E’ un profondo e commovente viaggio nel ’900 italiano della nostra letteratura e del nostro cinema neorealista (Rossellini, Vergano, Lizzani), con radici profonde nel secolo precedente (Verdi), non certo alla ricerca di una metafora che dia un senso alla nostra vita, ma magari solo di un chiodo, di un’urna con le ceneri di un poeta che la racchiuda per sempre e al tempo stesso apra un percorso di ricordi e di memorie che sono la nostra storia.
Complessa costruzione sulla elaborazione di un lutto profondo compiuta da un regista di ormai 91 anni che per tutta la vita ha diviso la scena col fratello maggiore in maniera così chiusa da diventare un solo artista,
I Taviani, “Leonora, addio” parte dal vero repertorio della consegna del Nobel nel 1936 a Luigi Pirandello, per mettere in scena la sua morte due anni dopo, e la folle avventura delle sue ceneri in viaggio per l’Italia. Ferme per dieci anni dietro un muro di mattoni a Roma, vengono liberate ormai a guerra e fascismo finiti, e si decide di trasportale, seguendo le ultime volontà dello scrittore, a Agrigento, dove era nato.
Un viaggio faticoso, che vede Fabrizio Ferracane viaggiare con l’urna chiusa in una cassa prima in aereo, poi in treno nell’Italia ancora martoriata dalla guerra. Ma al film non finisce qui, con questo bellissimo e già conclusivo episodio in bianco e nero.

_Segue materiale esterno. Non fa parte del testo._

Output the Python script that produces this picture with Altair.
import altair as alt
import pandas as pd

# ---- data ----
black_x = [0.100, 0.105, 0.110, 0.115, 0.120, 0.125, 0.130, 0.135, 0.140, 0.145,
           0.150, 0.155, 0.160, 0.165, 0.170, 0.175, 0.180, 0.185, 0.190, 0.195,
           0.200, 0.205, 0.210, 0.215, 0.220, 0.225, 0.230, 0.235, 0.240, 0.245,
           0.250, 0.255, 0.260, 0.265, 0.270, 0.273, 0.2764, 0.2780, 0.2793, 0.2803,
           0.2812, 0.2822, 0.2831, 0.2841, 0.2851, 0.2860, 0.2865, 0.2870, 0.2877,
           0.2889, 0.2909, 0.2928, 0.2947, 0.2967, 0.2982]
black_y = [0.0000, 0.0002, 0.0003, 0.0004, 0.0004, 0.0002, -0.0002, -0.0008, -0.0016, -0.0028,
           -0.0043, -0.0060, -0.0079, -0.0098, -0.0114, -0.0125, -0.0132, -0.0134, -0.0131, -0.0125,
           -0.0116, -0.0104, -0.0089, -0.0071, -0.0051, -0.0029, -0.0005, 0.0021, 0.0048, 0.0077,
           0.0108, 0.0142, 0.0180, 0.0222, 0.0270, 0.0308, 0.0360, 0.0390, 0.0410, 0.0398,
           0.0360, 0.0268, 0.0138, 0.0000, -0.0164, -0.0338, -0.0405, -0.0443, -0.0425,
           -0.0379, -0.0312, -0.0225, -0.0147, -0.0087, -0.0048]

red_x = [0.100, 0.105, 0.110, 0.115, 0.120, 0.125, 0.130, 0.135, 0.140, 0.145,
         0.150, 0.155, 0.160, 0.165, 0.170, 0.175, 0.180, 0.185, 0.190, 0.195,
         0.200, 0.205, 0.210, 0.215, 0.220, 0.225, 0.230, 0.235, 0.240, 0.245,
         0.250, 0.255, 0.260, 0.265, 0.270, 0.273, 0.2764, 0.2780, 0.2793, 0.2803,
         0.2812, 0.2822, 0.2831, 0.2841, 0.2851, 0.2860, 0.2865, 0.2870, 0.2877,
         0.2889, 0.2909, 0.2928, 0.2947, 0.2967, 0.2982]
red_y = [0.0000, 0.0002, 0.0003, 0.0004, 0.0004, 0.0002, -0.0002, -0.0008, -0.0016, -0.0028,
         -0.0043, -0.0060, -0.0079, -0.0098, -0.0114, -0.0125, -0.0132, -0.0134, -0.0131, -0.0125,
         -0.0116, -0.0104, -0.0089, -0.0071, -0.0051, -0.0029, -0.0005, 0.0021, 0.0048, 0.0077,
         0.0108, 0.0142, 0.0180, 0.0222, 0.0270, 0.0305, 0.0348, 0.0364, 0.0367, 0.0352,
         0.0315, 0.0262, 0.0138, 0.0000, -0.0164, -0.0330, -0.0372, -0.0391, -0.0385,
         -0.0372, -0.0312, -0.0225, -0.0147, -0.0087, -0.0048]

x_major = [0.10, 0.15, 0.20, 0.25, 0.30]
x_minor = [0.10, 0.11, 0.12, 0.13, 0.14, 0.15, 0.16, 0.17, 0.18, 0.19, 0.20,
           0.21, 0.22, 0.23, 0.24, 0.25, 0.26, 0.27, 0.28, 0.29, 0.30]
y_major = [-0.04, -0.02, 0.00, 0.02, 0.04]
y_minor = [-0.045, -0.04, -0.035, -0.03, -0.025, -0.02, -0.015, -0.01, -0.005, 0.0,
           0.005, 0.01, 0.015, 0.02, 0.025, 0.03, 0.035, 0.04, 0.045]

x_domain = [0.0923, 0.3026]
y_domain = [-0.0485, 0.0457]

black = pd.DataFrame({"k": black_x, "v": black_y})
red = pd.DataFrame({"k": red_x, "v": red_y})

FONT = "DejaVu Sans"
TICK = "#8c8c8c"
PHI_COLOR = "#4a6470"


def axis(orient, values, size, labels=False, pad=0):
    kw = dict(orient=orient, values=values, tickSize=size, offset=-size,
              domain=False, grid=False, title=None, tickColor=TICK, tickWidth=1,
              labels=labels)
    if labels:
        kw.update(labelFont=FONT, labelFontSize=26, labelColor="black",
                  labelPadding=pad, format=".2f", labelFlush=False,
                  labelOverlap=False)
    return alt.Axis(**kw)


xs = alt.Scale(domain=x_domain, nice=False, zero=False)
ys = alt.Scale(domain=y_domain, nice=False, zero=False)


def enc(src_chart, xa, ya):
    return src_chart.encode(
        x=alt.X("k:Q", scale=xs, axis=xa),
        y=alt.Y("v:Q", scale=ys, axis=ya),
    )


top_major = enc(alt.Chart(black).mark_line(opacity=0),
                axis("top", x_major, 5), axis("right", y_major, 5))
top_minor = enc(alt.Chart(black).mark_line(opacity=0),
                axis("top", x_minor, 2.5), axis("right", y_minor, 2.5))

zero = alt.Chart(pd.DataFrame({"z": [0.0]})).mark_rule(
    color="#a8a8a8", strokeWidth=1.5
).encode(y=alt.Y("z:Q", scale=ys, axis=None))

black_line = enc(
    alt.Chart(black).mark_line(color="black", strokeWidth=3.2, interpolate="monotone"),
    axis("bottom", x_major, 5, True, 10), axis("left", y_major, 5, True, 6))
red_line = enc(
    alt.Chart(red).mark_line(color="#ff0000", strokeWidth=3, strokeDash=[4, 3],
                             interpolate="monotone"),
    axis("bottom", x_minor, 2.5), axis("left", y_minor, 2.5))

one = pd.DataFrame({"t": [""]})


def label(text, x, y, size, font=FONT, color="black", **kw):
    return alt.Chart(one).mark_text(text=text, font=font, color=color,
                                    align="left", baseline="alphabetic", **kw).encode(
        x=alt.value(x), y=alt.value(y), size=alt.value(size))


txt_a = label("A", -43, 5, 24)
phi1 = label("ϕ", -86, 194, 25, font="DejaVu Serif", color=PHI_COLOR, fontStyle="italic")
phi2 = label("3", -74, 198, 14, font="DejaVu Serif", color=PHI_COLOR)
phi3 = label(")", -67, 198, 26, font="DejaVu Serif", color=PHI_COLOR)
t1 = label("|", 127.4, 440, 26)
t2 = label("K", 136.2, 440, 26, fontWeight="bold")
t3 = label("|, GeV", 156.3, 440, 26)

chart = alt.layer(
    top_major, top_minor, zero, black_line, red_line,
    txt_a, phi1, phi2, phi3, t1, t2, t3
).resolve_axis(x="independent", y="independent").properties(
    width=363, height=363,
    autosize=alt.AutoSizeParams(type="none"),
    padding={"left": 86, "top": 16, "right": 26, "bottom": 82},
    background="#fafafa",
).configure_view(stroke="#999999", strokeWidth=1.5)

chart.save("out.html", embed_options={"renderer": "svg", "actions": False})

Da una parte delle ceneri gettate in mare, Paolo Taviani passa al colore per una specie di secondo episodio, ma quasi un extra, una storia in più del vecchio “Kaos”, che i Taviani girarono ormai più di trent’anni fa.

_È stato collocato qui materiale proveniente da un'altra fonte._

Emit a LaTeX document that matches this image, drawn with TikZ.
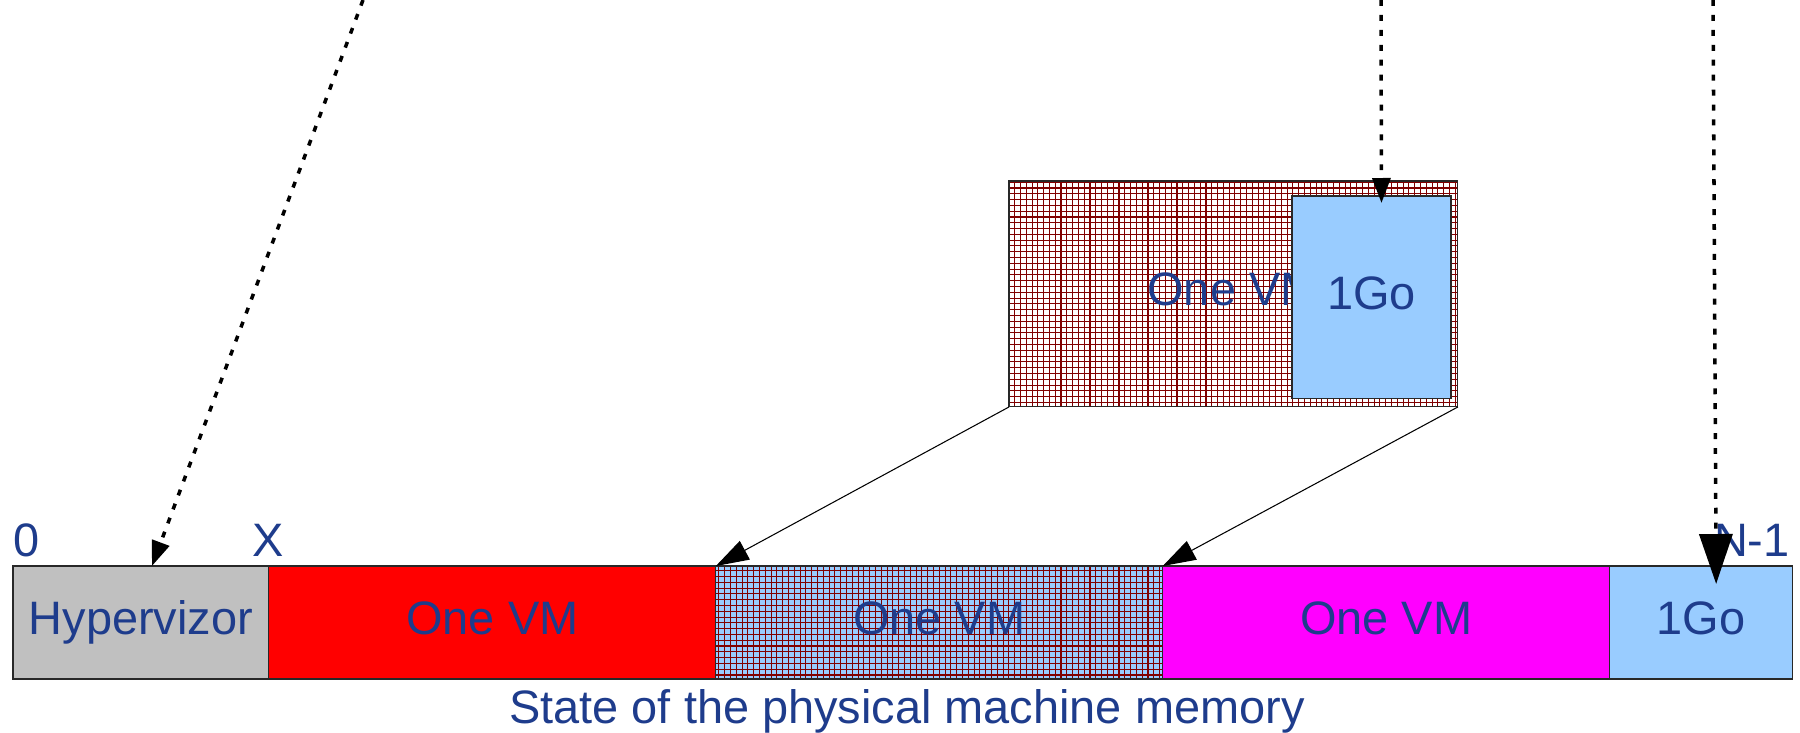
\documentclass[tikz,border=0pt]{standalone}
\usepackage{fontspec}
\setmainfont{Liberation Sans}
\usepackage{tikz}
\usetikzlibrary{arrows.meta,positioning,patterns,calc}
\usepackage{xcolor}
\definecolor{hvgrey}{RGB}{192,192,192}
\definecolor{vmred}{RGB}{255,0,0}
\definecolor{vmmagenta}{RGB}{255,0,255}
\definecolor{goblue}{RGB}{153,204,255}
\definecolor{labelblue}{RGB}{30,60,140}
\definecolor{griddark}{RGB}{128,0,0}
\definecolor{edgegrey}{RGB}{40,40,40}

% fine grid used for the copied VM
\pgfdeclarepatternformonly{memgrid}{\pgfqpoint{-1pt}{-1pt}}{\pgfqpoint{4.3pt}{4.3pt}}{\pgfqpoint{3.3pt}{3.3pt}}
{
  \pgfsetlinewidth{0.6pt}
  \pgfpathmoveto{\pgfqpoint{0pt}{0pt}}
  \pgfpathlineto{\pgfqpoint{0pt}{3.4pt}}
  \pgfpathmoveto{\pgfqpoint{0pt}{0pt}}
  \pgfpathlineto{\pgfqpoint{3.4pt}{0pt}}
  \pgfusepath{stroke}
}

\tikzset{
  memfont/.style={font=\fontsize{26.7}{32}\selectfont, text=labelblue, inner sep=0pt},
  seg/.style={draw=edgegrey, line width=0.6pt, minimum height=2.26cm,
    outer sep=0pt, memfont, text height=19.1pt, text depth=5.6pt},
  hatched/.style={pattern=memgrid, pattern color=griddark},
  copyarrow/.style={-{Triangle[length=0.66cm,width=0.42cm]}, line width=0.6pt, draw=black},
  refarrow/.style={-{Triangle[length=0.5cm,width=0.36cm]}, line width=2pt,
    dash pattern=on 3.4pt off 5.1pt},
  bigref/.style={refarrow, -{Triangle[length=1.0cm,width=0.66cm]}},
}

\begin{document}
\begin{tikzpicture}[x=0.02cm, y=-0.02cm]

    \useasboundingbox (0,0) rectangle (1800,733);

    % Physical memory bar
    \node[seg, fill=hvgrey, minimum width=5.12cm, anchor=north west] (hyp) at (13,566) {Hypervizor};
    \node[seg, fill=vmred, minimum width=8.94cm, right=0pt of hyp] (vmone) {One VM};
    \node[seg, hatched, preaction={fill=goblue}, minimum width=8.94cm, right=0pt of vmone] (vmtwo) {One VM};
    \node[seg, fill=vmmagenta, minimum width=8.94cm, right=0pt of vmtwo] (vmthree) {One VM};
    \node[seg, fill=goblue, minimum width=3.66cm, right=0pt of vmthree] (gobot) {1Go};

    % Address marks
    \node[memfont, anchor=base west] (zero) at (13,556) {0};
    \node[memfont, anchor=base] (xmark) at (268,556) {X};
    \node[memfont, anchor=base east] (nmark) at (1790,556) {N-1};

    \node[memfont, anchor=base] (caption) at (907,723) {State of the physical machine memory};

    % VM being copied, with its 1Go inside
    \node[seg, hatched, preaction={fill=white}, minimum width=8.98cm, minimum height=4.52cm,
      anchor=north west] (vmtop) at (1009,181) {One VM};
    \node[seg, fill=goblue, minimum width=3.18cm, minimum height=4.06cm,
      anchor=north west] (gotop) at (1292,196) {1Go};

    % Copy arrows
    \draw[copyarrow] (vmtop.south west) -- (vmtwo.north west);
    \draw[copyarrow] (vmtop.south east) -- (vmtwo.north east);

    % Dashed references from above
    \coordinate (srchyp) at (363,0);
    \coordinate (srcvm) at (1381,0);
    \coordinate (srcgo) at (1713,0);
    \draw[refarrow] (srchyp) -- ($(hyp.north)+(11,0)$);
    \draw[refarrow] (srcvm) -- ($(gotop.north)+(10,7)$);
    \draw[bigref] (srcgo) -- ($(gobot.north)+(15,18)$);

\end{tikzpicture}
\end{document}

Si tratta de “Il chiodo”, ultimo misterioso racconto pubblicato da Pirandello, ambientato tra la Sicilia e l’America, dove il piccolo Bastianeddu, sradicato dalla sua terra dal padre e portato al di là dell’oceano, compie un delitto assurdo con un chiodo caduto da un carretto.

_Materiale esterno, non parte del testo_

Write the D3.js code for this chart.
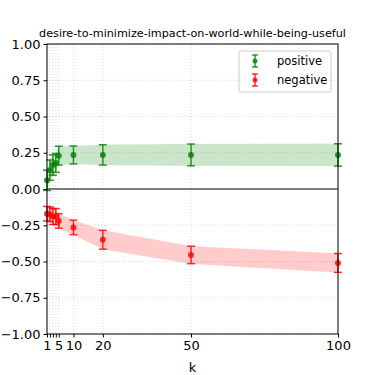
<!DOCTYPE html>
<html>
<head>
<meta charset="utf-8">
<script src="https://cdn.jsdelivr.net/npm/d3@7"></script>
<style>
body { margin: 0; background: #fff; }
svg { font-family: "DejaVu Sans", sans-serif; }
</style>
</head>
<body>
<svg id="graph" width="375" height="375"></svg>
<script>
// donnees
var kVals = [1, 2, 3, 4, 5, 10, 20, 50, 100];
var posMean = [0.06, 0.13, 0.165, 0.18, 0.23, 0.235, 0.235, 0.235, 0.235];
var posErr = [0.07, 0.07, 0.07, 0.065, 0.065, 0.062, 0.07, 0.075, 0.077];
var negMean = [-0.17, -0.175, -0.19, -0.19, -0.22, -0.265, -0.35, -0.455, -0.51];
var negErr = [0.05, 0.05, 0.055, 0.055, 0.05, 0.05, 0.065, 0.06, 0.065];
var xTicks = [1, 2, 3, 4, 5, 10, 20, 50, 100];
var xLabels = [1, 5, 10, 20, 50, 100];
var yTicks = [-1, -0.75, -0.5, -0.25, 0, 0.25, 0.5, 0.75, 1];
var titre = "desire-to-minimize-impact-on-world-while-being-useful";

var svg = d3.select("#graph");
var L = 47, R = 338, T = 44, B = 334;

var scaleX = d3.scaleLinear().domain([1, 100]).range([L, R]);
var scaleY = d3.scaleLinear().domain([-1, 1]).range([B, T]);

// grille
var grid = svg.append("g");
xTicks.forEach(function(t) {
  grid.append("line").attr("x1", scaleX(t)).attr("x2", scaleX(t)).attr("y1", T).attr("y2", B)
    .attr("stroke", "#b0b0b0").attr("stroke-width", 0.8).attr("stroke-dasharray", "1,2").attr("opacity", 0.6);
});
yTicks.forEach(function(t) {
  grid.append("line").attr("x1", L).attr("x2", R).attr("y1", scaleY(t)).attr("y2", scaleY(t))
    .attr("stroke", "#b0b0b0").attr("stroke-width", 0.8).attr("stroke-dasharray", "1,2").attr("opacity", 0.6);
});

// ligne zero
svg.append("line").attr("x1", L).attr("x2", R).attr("y1", scaleY(0)).attr("y2", scaleY(0))
  .attr("stroke", "black").attr("stroke-width", 1);

function serie(mean, err, color, fill) {
  var g = svg.append("g");
  var area = d3.area()
    .x(function(d, i) { return scaleX(kVals[i]); })
    .y0(function(d, i) { return scaleY(mean[i] - err[i]); })
    .y1(function(d, i) { return scaleY(mean[i] + err[i]); });
  g.append("path").attr("d", area(mean)).attr("fill", fill).attr("opacity", 0.2).attr("stroke", fill).attr("stroke-opacity", 0.2);
  for (var i = 0; i < kVals.length; i++) {
    var x = scaleX(kVals[i]);
    var y0 = scaleY(mean[i] - err[i]), y1 = scaleY(mean[i] + err[i]);
    g.append("line").attr("x1", x).attr("x2", x).attr("y1", y0).attr("y2", y1).attr("stroke", color).attr("stroke-width", 1.5).attr("opacity", 0.8);
    g.append("line").attr("x1", x - 4).attr("x2", x + 4).attr("y1", y0).attr("y2", y0).attr("stroke", color).attr("stroke-width", 1.5).attr("opacity", 0.8);
    g.append("line").attr("x1", x - 4).attr("x2", x + 4).attr("y1", y1).attr("y2", y1).attr("stroke", color).attr("stroke-width", 1.5).attr("opacity", 0.8);
    g.append("circle").attr("cx", x).attr("cy", scaleY(mean[i])).attr("r", 3).attr("fill", color).attr("opacity", 0.8);
  }
}
serie(posMean, posErr, "green", "green");
serie(negMean, negErr, "red", "red");

// cadre
svg.append("rect").attr("x", L).attr("y", T).attr("width", R - L).attr("height", B - T)
  .attr("fill", "none").attr("stroke", "black").attr("stroke-width", 1);

// axes
var xAxis = d3.axisBottom(scaleX).tickValues(xTicks).tickSize(3.5)
  .tickFormat(function(d) { return xLabels.indexOf(d) >= 0 ? d : ""; });
var gx = svg.append("g").attr("transform", "translate(0," + B + ")").call(xAxis);
var yAxis = d3.axisLeft(scaleY).tickValues(yTicks).tickSize(3.5).tickFormat(d3.format(".2f"));
var gy = svg.append("g").attr("transform", "translate(" + L + ",0)").call(yAxis);
[gx, gy].forEach(function(g) {
  g.select(".domain").remove();
  g.selectAll("text").attr("font-size", 13).attr("fill", "black").attr("font-family", "DejaVu Sans");
  g.selectAll("line").attr("stroke", "black");
});
gy.selectAll("text").text(function(d) { return d3.format(".2f")(d).replace("-", "\u2212"); });

// titres
svg.append("text").attr("x", (L + R) / 2).attr("y", 37).attr("text-anchor", "middle")
  .attr("font-size", 11.2).text(titre);
svg.append("text").attr("x", (L + R) / 2).attr("y", 372).attr("text-anchor", "middle")
  .attr("font-size", 13).text("k");

// legende
var leg = svg.append("g");
leg.append("rect").attr("x", 239).attr("y", 51).attr("width", 92).attr("height", 41).attr("rx", 2)
  .attr("fill", "white").attr("fill-opacity", 0.8).attr("stroke", "#cccccc");
[["positive", "green", 61], ["negative", "red", 80]].forEach(function(e) {
  var x = 255, y = e[2];
  leg.append("line").attr("x1", x).attr("x2", x).attr("y1", y - 6).attr("y2", y + 6).attr("stroke", e[1]).attr("stroke-width", 1.5).attr("opacity", 0.8);
  leg.append("line").attr("x1", x - 3).attr("x2", x + 3).attr("y1", y - 6).attr("y2", y - 6).attr("stroke", e[1]).attr("stroke-width", 1.5).attr("opacity", 0.8);
  leg.append("line").attr("x1", x - 3).attr("x2", x + 3).attr("y1", y + 6).attr("y2", y + 6).attr("stroke", e[1]).attr("stroke-width", 1.5).attr("opacity", 0.8);
  leg.append("circle").attr("cx", x).attr("cy", y).attr("r", 2.5).attr("fill", e[1]).attr("opacity", 0.8);
  leg.append("text").attr("x", 277).attr("y", y + 4).attr("font-size", 11.5).text(e[0]);
});
</script>
</body>
</html>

Un chiodo caduto apposta, “on purpose” continua a ripetere. Un chiodo che lo unirà per sempre a chi ha ucciso. Alla morte. E’ evidente che Paolo Taviani cerchi così di chiudere, “dalla bara al chiodo” leggo su Indiewire, una storia che inizia dalle ceneri per arrivare alla memoria, ma che vive soprattutto per la messa in scena, la narrazione, il percorso.
Al punto che i repertori che sceglie sono soprattutto film, degli stessi Taviani o dei grandi maestri del Neorealismo, e anche l’incredibile sequenza del processo al Questore di Roma Caruso e della sua fucilazione, ripreso da “Giorni di gloria”, è firmato dai registi militanti Visconti-De Santis-Pagliero-Serandrei. Come se cinema e storia facessero ormai parti di un’unica realtà vissuta. Una realtà dove tutto accade inevitabilmente, on purpose. Il film uscirà domani in Italia, e, sempre domani, Paolo Taviani interverrà alla proiezione serale al Nuovo Sacher di Roma.